You know how sometimes, when you're trying to explain something complicated, it feels like the ideas themselves just start to drift apart? In chemistry, we have a word for that phenomenon, and it's called dissociation. It's not about things getting lost, but rather about chemical compounds breaking down into smaller, simpler parts, usually ions or molecules.
Think of it like a well-established partnership that, under certain conditions, decides to go their separate ways. For instance, when you dissolve table salt (sodium chloride, NaCl) in water, it doesn't just sit there as a solid chunk. The water molecules are quite good at coaxing the sodium (Na+) and chloride (Cl-) ions to separate. They essentially pull them apart, surrounding each ion and keeping them from rejoining. This is a classic example of dissociation – the salt breaking down into its constituent ions.
This process is particularly common with ionic compounds, which are formed by the electrostatic attraction between positively charged ions (cations) and negatively charged ions (anions).
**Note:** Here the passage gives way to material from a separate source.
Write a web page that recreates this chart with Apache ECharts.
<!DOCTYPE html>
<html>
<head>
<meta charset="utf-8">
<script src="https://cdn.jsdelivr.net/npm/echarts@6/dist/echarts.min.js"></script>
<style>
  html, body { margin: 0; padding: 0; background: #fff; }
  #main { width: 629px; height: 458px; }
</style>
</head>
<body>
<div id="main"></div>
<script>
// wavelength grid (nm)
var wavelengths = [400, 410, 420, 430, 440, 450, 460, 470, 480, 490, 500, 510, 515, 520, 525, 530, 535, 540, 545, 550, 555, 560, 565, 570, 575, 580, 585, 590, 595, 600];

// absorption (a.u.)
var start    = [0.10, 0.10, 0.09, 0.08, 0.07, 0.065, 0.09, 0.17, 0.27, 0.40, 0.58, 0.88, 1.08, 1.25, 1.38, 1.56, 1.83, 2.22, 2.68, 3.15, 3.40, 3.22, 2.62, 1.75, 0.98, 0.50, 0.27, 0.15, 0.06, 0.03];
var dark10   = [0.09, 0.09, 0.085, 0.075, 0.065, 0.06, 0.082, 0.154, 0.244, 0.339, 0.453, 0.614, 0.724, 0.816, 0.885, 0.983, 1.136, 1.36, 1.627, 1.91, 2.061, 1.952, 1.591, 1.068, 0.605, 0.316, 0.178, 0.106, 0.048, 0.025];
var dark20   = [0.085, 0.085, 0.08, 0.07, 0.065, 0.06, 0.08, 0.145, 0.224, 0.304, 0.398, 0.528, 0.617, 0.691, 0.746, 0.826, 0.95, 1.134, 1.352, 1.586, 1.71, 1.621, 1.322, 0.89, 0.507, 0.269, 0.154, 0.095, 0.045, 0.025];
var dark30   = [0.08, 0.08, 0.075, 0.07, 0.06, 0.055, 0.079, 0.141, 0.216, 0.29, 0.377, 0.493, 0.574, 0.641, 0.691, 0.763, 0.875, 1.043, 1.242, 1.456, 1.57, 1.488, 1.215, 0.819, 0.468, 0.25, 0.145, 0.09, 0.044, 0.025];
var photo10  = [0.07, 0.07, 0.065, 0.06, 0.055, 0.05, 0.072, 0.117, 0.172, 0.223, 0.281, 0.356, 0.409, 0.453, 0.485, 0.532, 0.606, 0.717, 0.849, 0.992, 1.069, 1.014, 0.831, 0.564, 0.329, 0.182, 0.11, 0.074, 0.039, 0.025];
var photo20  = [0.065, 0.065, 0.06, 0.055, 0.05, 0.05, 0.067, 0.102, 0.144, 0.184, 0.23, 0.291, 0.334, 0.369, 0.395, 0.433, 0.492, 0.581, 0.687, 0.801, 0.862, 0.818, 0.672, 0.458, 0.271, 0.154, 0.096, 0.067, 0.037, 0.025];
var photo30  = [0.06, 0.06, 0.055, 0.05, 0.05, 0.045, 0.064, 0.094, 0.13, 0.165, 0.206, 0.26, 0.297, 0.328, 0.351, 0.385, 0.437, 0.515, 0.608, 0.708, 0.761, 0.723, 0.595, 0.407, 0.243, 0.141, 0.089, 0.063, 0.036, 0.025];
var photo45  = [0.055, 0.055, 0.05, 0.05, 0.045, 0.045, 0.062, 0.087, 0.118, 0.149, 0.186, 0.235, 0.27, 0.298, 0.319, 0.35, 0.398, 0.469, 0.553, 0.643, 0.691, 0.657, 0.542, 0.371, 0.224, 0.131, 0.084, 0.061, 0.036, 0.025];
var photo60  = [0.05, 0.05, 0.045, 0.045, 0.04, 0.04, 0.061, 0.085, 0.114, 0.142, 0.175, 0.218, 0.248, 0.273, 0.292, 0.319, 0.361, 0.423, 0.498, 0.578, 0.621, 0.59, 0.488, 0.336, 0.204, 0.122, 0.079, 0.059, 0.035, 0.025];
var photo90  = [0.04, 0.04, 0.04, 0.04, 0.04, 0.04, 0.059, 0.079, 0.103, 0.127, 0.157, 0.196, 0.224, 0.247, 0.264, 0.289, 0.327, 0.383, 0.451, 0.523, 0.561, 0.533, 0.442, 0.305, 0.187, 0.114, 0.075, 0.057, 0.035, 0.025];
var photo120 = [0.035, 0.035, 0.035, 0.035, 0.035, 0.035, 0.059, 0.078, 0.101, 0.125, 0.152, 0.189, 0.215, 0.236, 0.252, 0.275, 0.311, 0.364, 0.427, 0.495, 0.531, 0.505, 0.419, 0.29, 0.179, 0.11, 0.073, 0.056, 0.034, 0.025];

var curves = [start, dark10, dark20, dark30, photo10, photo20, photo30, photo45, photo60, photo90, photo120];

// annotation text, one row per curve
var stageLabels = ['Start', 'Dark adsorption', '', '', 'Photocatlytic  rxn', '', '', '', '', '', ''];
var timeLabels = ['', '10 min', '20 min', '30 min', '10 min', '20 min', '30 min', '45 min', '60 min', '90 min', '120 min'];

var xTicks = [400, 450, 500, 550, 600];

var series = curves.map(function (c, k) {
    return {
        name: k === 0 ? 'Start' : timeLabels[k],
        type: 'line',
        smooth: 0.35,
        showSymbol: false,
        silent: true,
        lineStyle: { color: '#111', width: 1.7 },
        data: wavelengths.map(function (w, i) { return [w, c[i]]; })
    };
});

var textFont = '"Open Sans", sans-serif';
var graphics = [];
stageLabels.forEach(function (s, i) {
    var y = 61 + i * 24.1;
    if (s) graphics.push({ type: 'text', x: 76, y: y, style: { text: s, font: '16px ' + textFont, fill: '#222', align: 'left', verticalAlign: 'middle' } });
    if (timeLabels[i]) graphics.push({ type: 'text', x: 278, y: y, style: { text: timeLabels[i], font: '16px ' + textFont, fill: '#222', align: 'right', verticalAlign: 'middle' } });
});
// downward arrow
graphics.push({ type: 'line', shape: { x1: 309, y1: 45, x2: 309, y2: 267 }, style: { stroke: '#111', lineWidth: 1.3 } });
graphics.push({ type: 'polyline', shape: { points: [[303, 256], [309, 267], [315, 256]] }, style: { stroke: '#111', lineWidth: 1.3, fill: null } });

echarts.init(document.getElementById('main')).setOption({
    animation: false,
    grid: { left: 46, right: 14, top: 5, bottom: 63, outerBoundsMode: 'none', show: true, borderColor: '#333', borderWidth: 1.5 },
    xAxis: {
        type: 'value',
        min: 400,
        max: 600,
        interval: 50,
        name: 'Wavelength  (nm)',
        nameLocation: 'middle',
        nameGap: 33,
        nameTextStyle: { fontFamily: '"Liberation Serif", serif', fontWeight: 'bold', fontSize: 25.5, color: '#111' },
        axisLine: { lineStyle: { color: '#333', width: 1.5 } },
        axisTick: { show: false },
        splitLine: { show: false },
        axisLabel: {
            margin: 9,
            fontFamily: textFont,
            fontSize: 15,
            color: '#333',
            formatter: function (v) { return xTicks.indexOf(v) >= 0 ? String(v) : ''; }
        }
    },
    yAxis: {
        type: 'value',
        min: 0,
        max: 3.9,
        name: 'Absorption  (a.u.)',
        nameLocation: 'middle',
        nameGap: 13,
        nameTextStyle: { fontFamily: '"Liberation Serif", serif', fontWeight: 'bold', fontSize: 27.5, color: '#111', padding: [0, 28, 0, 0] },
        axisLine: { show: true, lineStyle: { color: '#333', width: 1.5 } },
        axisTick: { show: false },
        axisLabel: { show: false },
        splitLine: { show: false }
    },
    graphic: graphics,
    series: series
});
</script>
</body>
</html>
When these compounds encounter a polar solvent like water, the solvent's molecules can effectively overcome the attractive forces holding the ions together. The positive ends of water molecules are drawn to the negative ions, and the negative ends are drawn to the positive ions, effectively solvating and separating them.
Acids are another prime example where dissociation plays a starring role. Remember how acids release protons (H+) in water? That's dissociation in action. When an acid like hydrochloric acid (HCl) dissolves in water, it breaks apart into a hydrogen ion (H+) and a chloride ion (Cl-). This release of H+ ions is what gives acids their characteristic properties, like a pH less than 7 and the ability to turn litmus paper red.
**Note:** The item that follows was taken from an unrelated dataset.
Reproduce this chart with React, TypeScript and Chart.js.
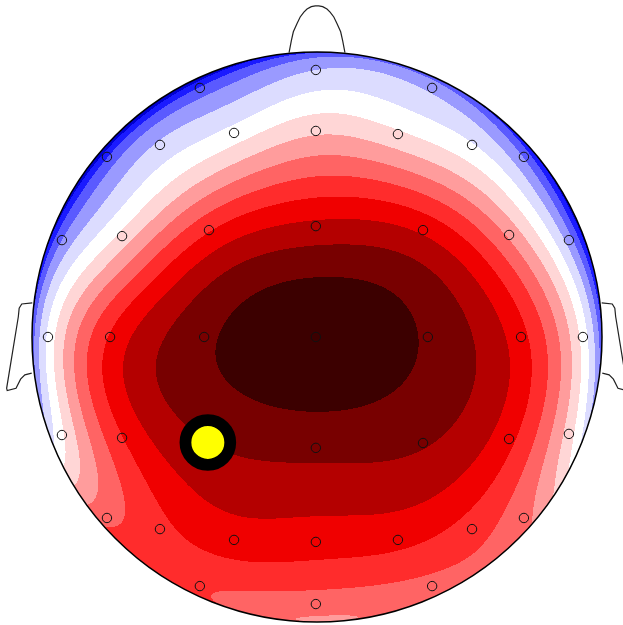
import React, { useEffect, useRef } from "react";
import { Chart, registerables } from "chart.js";

Chart.register(...registerables);

// Channel positions (orthographic top view, radius 1 = head outline; y up)
const channelX = [
  -0.004, -0.411, 0.404, -0.291, -0.004, 0.284, -0.551, 0.544, -0.737, 0.726,
  -0.895, -0.684, -0.379, -0.004, 0.372, 0.674, 0.884,
  -0.944, -0.726, -0.396, -0.004, 0.389, 0.716, 0.933,
  -0.895, -0.684, -0.383, -0.004, 0.372, 0.674, 0.884,
  -0.737, -0.551, -0.291, -0.004, 0.284, 0.544, 0.726,
  -0.411, 0.404, -0.004,
];
const channelY = [
  0.937, 0.874, 0.874, 0.716, 0.723, 0.712, 0.674, 0.674, 0.632, 0.632,
  0.34, 0.354, 0.375, 0.389, 0.375, 0.358, 0.34,
  0, 0, 0, 0, 0, 0, 0,
  -0.344, -0.354, -0.37, -0.389, -0.372, -0.358, -0.34,
  -0.635, -0.674, -0.712, -0.719, -0.712, -0.674, -0.635,
  -0.874, -0.874, -0.937,
];
// Channel values (in contour-level units)
const channelValues = [
  -1.5, -3.4, -1.8, -0.1, 1.3, 0.7, -1.3, -0.4, -3.6, -2.6,
  -2.5, 0.8, 4.4, 5.75, 5.3, 2.3, -2.0,
  -0.3, 4.6, 7.28, 8.3, 7.36, 4.85, 0.1,
  0.3, 4.45, 6.5, 6.8, 6.6, 4.8, 1.0,
  3.2, 4.2, 5.0, 4.96, 4.8, 4.0, 2.8,
  3.7, 3.2, 2.94,
];

// Highlighted channel
const markerX = [-0.383];
const markerY = [-0.37];

// Contour level colours, from level -5 up to level 8
const levelMin = -5;
const levelColors = [
  "#0000d2", "#1a1aff", "#5a5aff", "#9a9aff", "#dcdcff", "#ffffff",
  "#ffd6d6", "#ff9c9c", "#ff6464", "#ff2c2c", "#f00000", "#b40000",
  "#780000", "#3c0000",
];

// Head outline parts
const noseX = [-0.098, -0.09, -0.083, -0.07, -0.059, -0.046, -0.035, -0.02, -0.006, 0.006, 0.02, 0.035, 0.046, 0.059, 0.07, 0.083, 0.09, 0.098];
const noseY = [0.998, 1.04, 1.071, 1.1, 1.123, 1.14, 1.151, 1.159, 1.162, 1.162, 1.159, 1.151, 1.14, 1.123, 1.1, 1.071, 1.04, 0.998];
const earX = [0.999, 1.036, 1.045, 1.048, 1.089, 1.087, 1.056, 1.04, 1.025, 1.001];
const earY = [0.12, 0.116, 0.101, 0.071, -0.18, -0.188, -0.18, -0.148, -0.133, -0.127];

// Spherical spline (Perrin) settings
const splineOrder = 4;
const splineTerms = 40;

function buildGreenTable(size: number): Float64Array {
  const tab = new Float64Array(size + 1);
  for (let i = 0; i <= size; i++) {
    const x = -1 + (2 * i) / size;
    let p0 = 1;
    let p1 = x;
    let s = 0;
    for (let n = 1; n <= splineTerms; n++) {
      s += ((2 * n + 1) / Math.pow(n * (n + 1), splineOrder)) * p1;
      const p2 = ((2 * n + 1) * x * p1 - n * p0) / (n + 1);
      p0 = p1;
      p1 = p2;
    }
    tab[i] = s / (4 * Math.PI);
  }
  return tab;
}

function solve(A: number[][]): number[] {
  const n = A.length;
  for (let c = 0; c < n; c++) {
    let p = c;
    for (let r = c + 1; r < n; r++) if (Math.abs(A[r][c]) > Math.abs(A[p][c])) p = r;
    const t = A[c]; A[c] = A[p]; A[p] = t;
    for (let r = 0; r < n; r++) {
      if (r === c) continue;
      const f = A[r][c] / A[c][c];
      if (f === 0) continue;
      for (let k = c; k <= n; k++) A[r][k] -= f * A[c][k];
    }
  }
  return A.map((row, i) => row[n] / row[i]);
}

function hexToRgb(h: string): number[] {
  return [parseInt(h.slice(1, 3), 16), parseInt(h.slice(3, 5), 16), parseInt(h.slice(5, 7), 16)];
}

const topoPlugin = {
  id: "topo",
  beforeDatasetsDraw(chart: any) {
    const { ctx, scales } = chart;
    const xs = scales.x;
    const ys = scales.y;
    const w = Math.round(chart.width);
    const h = Math.round(chart.height);
    const n = channelX.length;
    const TS = 20000;
    const tab = buildGreenTable(TS);
    const g = (c: number) => {
      const f = ((c + 1) / 2) * TS;
      let i = Math.floor(f);
      if (i < 0) i = 0;
      if (i >= TS) i = TS - 1;
      const t = f - i;
      return tab[i] * (1 - t) + tab[i + 1] * t;
    };
    const ex: number[] = [], ey: number[] = [], ez: number[] = [];
    for (let i = 0; i < n; i++) {
      ex.push(channelX[i]);
      ey.push(channelY[i]);
      ez.push(Math.sqrt(Math.max(0, 1 - channelX[i] ** 2 - channelY[i] ** 2)));
    }
    const A: number[][] = [];
    for (let i = 0; i < n; i++) {
      const row: number[] = [];
      for (let j = 0; j < n; j++) row.push(g(ex[i] * ex[j] + ey[i] * ey[j] + ez[i] * ez[j]));
      row.push(1);
      row.push(channelValues[i]);
      A.push(row);
    }
    const last: number[] = [];
    for (let j = 0; j < n; j++) last.push(1);
    last.push(0);
    last.push(0);
    A.push(last);
    const sol = solve(A);
    const c0 = sol[n];
    const rgb = levelColors.map(hexToRgb);
    const off = document.createElement("canvas");
    off.width = w;
    off.height = h;
    const octx = off.getContext("2d")!;
    const img = octx.createImageData(w, h);
    for (let py = 0; py < h; py++) {
      const vy = ys.getValueForPixel(py + 0.5);
      for (let px = 0; px < w; px++) {
        const vx = xs.getValueForPixel(px + 0.5);
        const rr = vx * vx + vy * vy;
        if (rr > 1) continue;
        const vz = Math.sqrt(1 - rr);
        let v = c0;
        for (let j = 0; j < n; j++) v += sol[j] * g(vx * ex[j] + vy * ey[j] + vz * ez[j]);
        let idx = Math.round(v) - levelMin;
        if (idx < 0) idx = 0;
        if (idx > rgb.length - 1) idx = rgb.length - 1;
        const o = (py * w + px) * 4;
        img.data[o] = rgb[idx][0];
        img.data[o + 1] = rgb[idx][1];
        img.data[o + 2] = rgb[idx][2];
        img.data[o + 3] = 255;
      }
    }
    octx.putImageData(img, 0, 0);
    ctx.save();
    ctx.drawImage(off, 0, 0);
    // head outline
    const cx = xs.getPixelForValue(0);
    const cy = ys.getPixelForValue(0);
    const r = xs.getPixelForValue(1) - cx;
    ctx.beginPath();
    ctx.arc(cx, cy, r, 0, Math.PI * 2);
    ctx.strokeStyle = "#000";
    ctx.lineWidth = 1.5;
    ctx.stroke();
    ctx.restore();
  },
};

export default function App() {
  const ref = useRef<HTMLCanvasElement | null>(null);
  useEffect(() => {
    if (!ref.current) return;
    const outline = { showLine: true, pointRadius: 0, borderColor: "#222", borderWidth: 1.2, fill: false, clip: false as any, tension: 0 };
    const chart = new Chart(ref.current, {
      type: "scatter",
      data: {
        datasets: [
          {
            label: "marker",
            data: markerX.map((x, i) => ({ x, y: markerY[i] })),
            pointRadius: 22.4,
            pointBorderWidth: 11.8,
            pointBackgroundColor: "#ffff00",
            pointBorderColor: "#000",
            clip: false as any,
          },
          {
            label: "channels",
            data: channelX.map((x, i) => ({ x, y: channelY[i] })),
            pointRadius: 4.7,
            pointBorderWidth: 1,
            pointBackgroundColor: "rgba(0,0,0,0)",
            pointBorderColor: "#111",
            clip: false as any,
          },
          { label: "nose", data: noseX.map((x, i) => ({ x, y: noseY[i] })), ...outline },
          { label: "earL", data: earX.map((x, i) => ({ x: -x, y: earY[i] })), ...outline },
          { label: "earR", data: earX.map((x, i) => ({ x, y: earY[i] })), ...outline },
        ],
      },
      options: {
        animation: false,
        responsive: false,
        devicePixelRatio: 1,
        layout: { padding: 0, autoPadding: false },
        plugins: { legend: { display: false }, tooltip: { enabled: false } },
        events: [],
        scales: {
          x: { type: "linear", display: false, min: -317 / 285, max: 306 / 285 },
          y: { type: "linear", display: false, min: -288 / 285, max: 337 / 285 },
        },
      },
      plugins: [topoPlugin],
    });
    return () => chart.destroy();
  }, []);
  return (
    <div style={{ position: "fixed", left: 0, top: 0, width: 623, height: 625, background: "#fff" }}>
      <canvas ref={ref} width={623} height={625} style={{ display: "block" }} />
    </div>
  );
}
It's important to distinguish dissociation from other chemical processes. For example, an addition reaction involves atoms joining to a multiple bond, which is the opposite of breaking apart. Similarly, while some reactions might involve breaking bonds, dissociation specifically refers to the separation of a compound into its constituent ions or molecules, often reversible and driven by factors like solvent polarity or temperature.
So, the next time you hear about dissociation in chemistry, picture those chemical bonds taking a temporary, or sometimes permanent, break, allowing the individual components to interact in new ways. It's a fundamental concept that helps us understand everything from the conductivity of solutions to the behavior of acids and bases.